- _Raw data_:

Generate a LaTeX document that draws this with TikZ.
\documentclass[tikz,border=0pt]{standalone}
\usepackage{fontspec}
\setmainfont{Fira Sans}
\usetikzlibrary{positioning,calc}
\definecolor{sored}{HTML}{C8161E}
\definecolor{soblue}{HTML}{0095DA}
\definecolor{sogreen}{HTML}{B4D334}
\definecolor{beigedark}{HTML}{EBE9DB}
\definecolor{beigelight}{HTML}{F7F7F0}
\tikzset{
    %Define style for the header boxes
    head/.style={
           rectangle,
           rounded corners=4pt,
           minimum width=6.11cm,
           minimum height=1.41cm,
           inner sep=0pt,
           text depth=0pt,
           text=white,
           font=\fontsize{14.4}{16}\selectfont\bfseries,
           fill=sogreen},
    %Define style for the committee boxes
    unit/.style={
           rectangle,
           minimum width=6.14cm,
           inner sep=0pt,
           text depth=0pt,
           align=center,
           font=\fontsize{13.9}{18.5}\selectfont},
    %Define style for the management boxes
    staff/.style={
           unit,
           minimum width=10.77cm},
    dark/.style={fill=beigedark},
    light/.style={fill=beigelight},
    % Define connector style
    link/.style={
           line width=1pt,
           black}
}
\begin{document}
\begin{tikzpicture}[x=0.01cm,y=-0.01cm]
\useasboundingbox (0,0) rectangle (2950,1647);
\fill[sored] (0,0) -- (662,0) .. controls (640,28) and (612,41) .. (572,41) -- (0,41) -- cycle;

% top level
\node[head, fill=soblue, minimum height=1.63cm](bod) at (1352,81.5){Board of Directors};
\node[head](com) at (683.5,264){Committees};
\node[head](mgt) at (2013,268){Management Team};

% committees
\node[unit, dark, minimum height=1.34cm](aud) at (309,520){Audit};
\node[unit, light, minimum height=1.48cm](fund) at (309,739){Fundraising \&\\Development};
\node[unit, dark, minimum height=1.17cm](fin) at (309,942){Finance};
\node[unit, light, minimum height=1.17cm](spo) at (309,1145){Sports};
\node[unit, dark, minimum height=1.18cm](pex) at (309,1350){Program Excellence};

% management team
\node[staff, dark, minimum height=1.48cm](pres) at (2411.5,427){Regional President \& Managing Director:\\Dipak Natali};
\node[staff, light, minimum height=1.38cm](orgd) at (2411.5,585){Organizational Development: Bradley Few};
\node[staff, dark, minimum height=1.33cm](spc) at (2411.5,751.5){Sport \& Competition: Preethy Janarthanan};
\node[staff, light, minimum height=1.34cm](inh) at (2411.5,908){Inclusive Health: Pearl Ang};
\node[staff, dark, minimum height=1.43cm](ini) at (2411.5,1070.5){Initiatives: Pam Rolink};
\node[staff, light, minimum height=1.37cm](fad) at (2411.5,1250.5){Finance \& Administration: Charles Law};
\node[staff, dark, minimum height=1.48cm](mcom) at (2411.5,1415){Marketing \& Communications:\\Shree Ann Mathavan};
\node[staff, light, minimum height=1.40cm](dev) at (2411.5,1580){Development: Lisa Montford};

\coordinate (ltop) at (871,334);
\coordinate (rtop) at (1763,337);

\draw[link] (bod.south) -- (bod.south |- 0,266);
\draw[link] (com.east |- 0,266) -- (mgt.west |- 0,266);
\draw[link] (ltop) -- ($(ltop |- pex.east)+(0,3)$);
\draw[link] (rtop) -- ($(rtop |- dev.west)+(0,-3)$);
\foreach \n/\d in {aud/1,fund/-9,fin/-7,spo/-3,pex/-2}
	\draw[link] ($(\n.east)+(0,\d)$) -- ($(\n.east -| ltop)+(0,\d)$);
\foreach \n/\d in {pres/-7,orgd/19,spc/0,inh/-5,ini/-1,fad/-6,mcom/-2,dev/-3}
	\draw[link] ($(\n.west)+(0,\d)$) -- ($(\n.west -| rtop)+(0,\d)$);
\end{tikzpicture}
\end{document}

- _Instructions to follow_: Only the lines from the beginning of the material to the line containing "dark, minimum height=1.18cm](pex)" should be echoed, verbatim and in full.

- _Worked solution_:
Generate a LaTeX document that draws this with TikZ.
\documentclass[tikz,border=0pt]{standalone}
\usepackage{fontspec}
\setmainfont{Fira Sans}
\usetikzlibrary{positioning,calc}
\definecolor{sored}{HTML}{C8161E}
\definecolor{soblue}{HTML}{0095DA}
\definecolor{sogreen}{HTML}{B4D334}
\definecolor{beigedark}{HTML}{EBE9DB}
\definecolor{beigelight}{HTML}{F7F7F0}
\tikzset{
    %Define style for the header boxes
    head/.style={
           rectangle,
           rounded corners=4pt,
           minimum width=6.11cm,
           minimum height=1.41cm,
           inner sep=0pt,
           text depth=0pt,
           text=white,
           font=\fontsize{14.4}{16}\selectfont\bfseries,
           fill=sogreen},
    %Define style for the committee boxes
    unit/.style={
           rectangle,
           minimum width=6.14cm,
           inner sep=0pt,
           text depth=0pt,
           align=center,
           font=\fontsize{13.9}{18.5}\selectfont},
    %Define style for the management boxes
    staff/.style={
           unit,
           minimum width=10.77cm},
    dark/.style={fill=beigedark},
    light/.style={fill=beigelight},
    % Define connector style
    link/.style={
           line width=1pt,
           black}
}
\begin{document}
\begin{tikzpicture}[x=0.01cm,y=-0.01cm]
\useasboundingbox (0,0) rectangle (2950,1647);
\fill[sored] (0,0) -- (662,0) .. controls (640,28) and (612,41) .. (572,41) -- (0,41) -- cycle;

% top level
\node[head, fill=soblue, minimum height=1.63cm](bod) at (1352,81.5){Board of Directors};
\node[head](com) at (683.5,264){Committees};
\node[head](mgt) at (2013,268){Management Team};

% committees
\node[unit, dark, minimum height=1.34cm](aud) at (309,520){Audit};
\node[unit, light, minimum height=1.48cm](fund) at (309,739){Fundraising \&\\Development};
\node[unit, dark, minimum height=1.17cm](fin) at (309,942){Finance};
\node[unit, light, minimum height=1.17cm](spo) at (309,1145){Sports};
\node[unit, dark, minimum height=1.18cm](pex) at (309,1350){Program Excellence};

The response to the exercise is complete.